70th Infantry Division "Trailblazers" shoulder sleeve insignia |
After a five-hundred-mile journey in a freight car to Brumath from Marseilles, Frank and his company were cramped and tired, but the freedom to move about and the adrenalin rush from this new adventure made the orders to march to their new destination not so intolerable. Brumath had been blacked out, and those residents who remained hung French flags from their windows to show they were not German sympathizers. It was a quiet, cold, depressing place. The men left Brumath in their winter gear and full field packs and began their journey eastward in the cold, damp winter air. After passing through the first town draped similarly to Brumath in both flags and silence, and an hour later into the second, the men were dragging and faltering. The exhilaration of a new adventure was muted by the occasional appearance of steel helmets resting upon new white crosses along the roadside. After nearly ten miles and complete exhaustion, the men reached Bischwiller, France. They were rewarded with additional rations for their Christmas Dinner, 1944: one canned "Egg Unit" per man and one "Partial Dinner Unit."
It was in Bischwiller that Frank and the other men got their first ammo. As an infantryman, this is what Frank had trained for, and having a fully-loaded Browning Automatic Rifle (BAR) gave him the thrill of realizing the days of endless tactical drills and dry runs were behind him, but apprehension and dread realizing these bullets were now distributed to kill men. The remaining two days in Bischwiller were filled with readying the men for combat, and on 27 December 1944 they received their first combat assignment: they were to move under the veil of darkness that night to relieve defensive elements of other divisions along the snow-covered banks of the Rhine River.
Tensions were rising in the Alsace area of France. The Germans occupied the east bank of the Rhine River, and they were well-ensconced along the Siegfried Line: a line of forts, bunkers and pillboxes built by Germany in the 1930s opposite the French Maginot Line. These defensive lines were built in response to the losses incurred in the First World War, but now were used to great advantage by the Germans along the river. It was also rumored that the Germans were amassing a significant amount of manpower in the area to crush the opposing armies on the Western Front in northeast France. The German offensive, called Operation Nordwind, had only one primary objective, as stated by Adolf Hitler himself on 28 December 1944:
"This attack has a very clear objective, namely the destruction of enemy forces. There is not a matter of prestige involved here. It is a matter of destroying and exterminating the enemy forces wherever we find them... It is more important, as I said before, to destroy his manpower."
Frank's regiment moved by motor to the west bank of the Rhine River on the night of 27 December 1944 with little fanfare. On the morning of the 28th, the German army could be seen directly across the river strolling amongst the concrete pillboxes. Although the men were warned of Germans crossing the river at night, often disguised as French nationals or American soldiers, there was little combat in these first few days.
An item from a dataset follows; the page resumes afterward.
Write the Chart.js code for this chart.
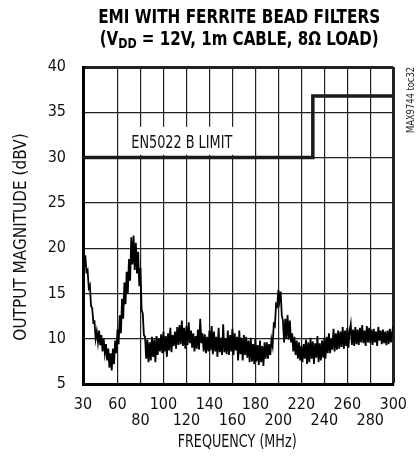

The temperatures were plummeting and snow was falling. Tensions were high and nerves were frazzled. Gunshot was exchanged intermittently across the river, but it was mostly a waiting game.
Although they were yet to be engaged in bloody combat, this was still the front lines, and this was war. Two Americans were seriously injured when they stepped on a land mine on 29 December 1944, and two men from Company I disappeared on the night of 1 January 1945, having been captured by German soldiers. On 30 December 1944, and again two days later, the men of Frank's infantry unit were ordered to relieve more and more troops being pulled from the banks of the Rhine and sent into active combat. By the beginning of 1945, they were responsible for maintaining the integrity of a 21-mile stretch of river bank. Men of all sections were on 24-hour duty. Fatigue, cold, anxiety and fear were exacerbated during the New Year by a violent outbreak of dysentery that incapacitated nearly every man in the regiment. Each day brought more worrisome news. The German forces were pushing heavily into the area and fear of armored attacks increased daily as the men fought to strengthen and fortify their positions.
And then it came. On 3 January 1945, the 274th regiment was to withdraw from the sector immediately and move toward La Petite Pierre to await further instructions. Frank and his fellow soldiers knew nothing about the Germans movements, and they worried that they were being encircled and cut off from any support. Tensions were high as the trucks arrived later that night, and they began their march to La Petite Pierre in a heavy steady snow.
Frank had his initiation to combat on the banks of the Rhine River, but it was time to leave defensive maneuvers behind, and think offensively. They were readying to meet the Germans head-on. In the forests. In the mountains. And in the snow.